start Source excerpt
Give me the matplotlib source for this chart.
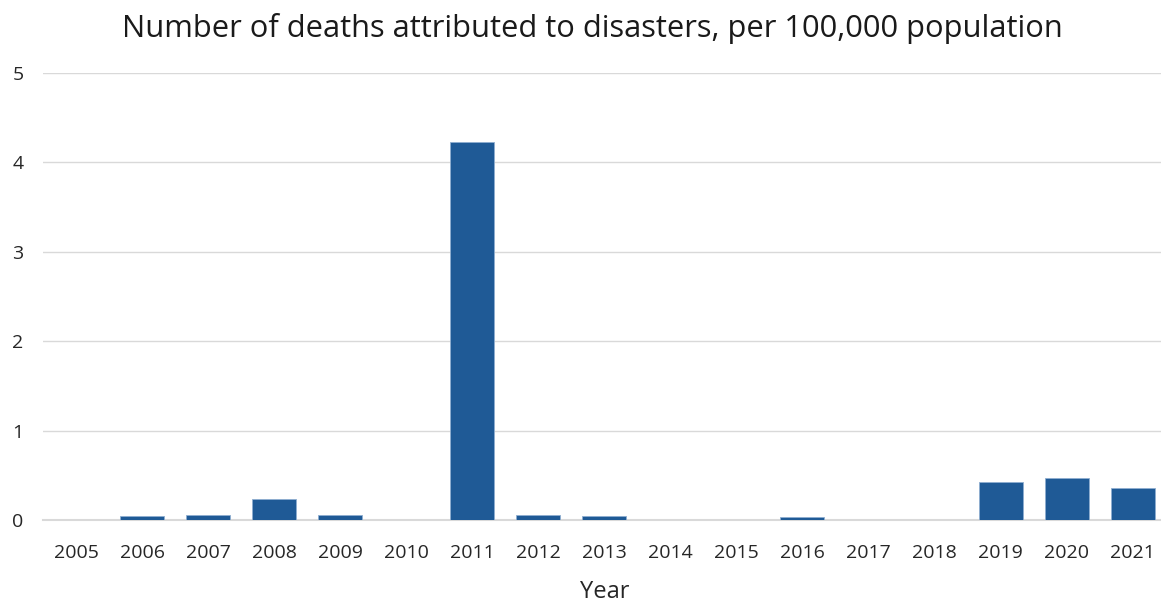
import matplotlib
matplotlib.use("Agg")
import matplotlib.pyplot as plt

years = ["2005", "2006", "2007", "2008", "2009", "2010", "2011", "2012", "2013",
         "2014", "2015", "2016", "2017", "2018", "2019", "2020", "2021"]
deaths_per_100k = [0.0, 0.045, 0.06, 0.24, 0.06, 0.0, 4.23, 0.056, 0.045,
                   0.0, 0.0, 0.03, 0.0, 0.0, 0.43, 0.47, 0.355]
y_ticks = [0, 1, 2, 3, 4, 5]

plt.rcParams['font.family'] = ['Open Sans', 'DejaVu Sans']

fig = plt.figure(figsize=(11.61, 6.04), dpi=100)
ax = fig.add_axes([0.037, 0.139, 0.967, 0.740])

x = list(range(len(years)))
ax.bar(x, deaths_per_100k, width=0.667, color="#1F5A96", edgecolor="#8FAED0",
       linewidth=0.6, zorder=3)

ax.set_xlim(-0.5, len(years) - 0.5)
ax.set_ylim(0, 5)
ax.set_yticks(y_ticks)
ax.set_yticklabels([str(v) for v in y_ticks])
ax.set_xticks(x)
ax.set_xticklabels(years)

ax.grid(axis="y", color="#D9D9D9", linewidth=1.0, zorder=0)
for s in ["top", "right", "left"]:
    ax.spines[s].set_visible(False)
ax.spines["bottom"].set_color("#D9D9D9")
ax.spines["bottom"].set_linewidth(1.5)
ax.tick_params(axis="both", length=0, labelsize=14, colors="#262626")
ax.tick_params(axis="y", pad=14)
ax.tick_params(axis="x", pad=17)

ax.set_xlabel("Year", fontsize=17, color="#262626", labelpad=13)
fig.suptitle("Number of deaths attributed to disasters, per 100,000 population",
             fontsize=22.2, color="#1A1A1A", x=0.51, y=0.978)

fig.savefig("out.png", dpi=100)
end Source excerpt
§ **Required task**:
Repeat only what lies between the start of the data and the end of the line containing "linewidth=0.6, zorder=3)", exactly, with pictures left out.

§ **Reply**:
Give me the matplotlib source for this chart.
import matplotlib
matplotlib.use("Agg")
import matplotlib.pyplot as plt

years = ["2005", "2006", "2007", "2008", "2009", "2010", "2011", "2012", "2013",
         "2014", "2015", "2016", "2017", "2018", "2019", "2020", "2021"]
deaths_per_100k = [0.0, 0.045, 0.06, 0.24, 0.06, 0.0, 4.23, 0.056, 0.045,
                   0.0, 0.0, 0.03, 0.0, 0.0, 0.43, 0.47, 0.355]
y_ticks = [0, 1, 2, 3, 4, 5]

plt.rcParams['font.family'] = ['Open Sans', 'DejaVu Sans']

fig = plt.figure(figsize=(11.61, 6.04), dpi=100)
ax = fig.add_axes([0.037, 0.139, 0.967, 0.740])

x = list(range(len(years)))
ax.bar(x, deaths_per_100k, width=0.667, color="#1F5A96", edgecolor="#8FAED0",
       linewidth=0.6, zorder=3)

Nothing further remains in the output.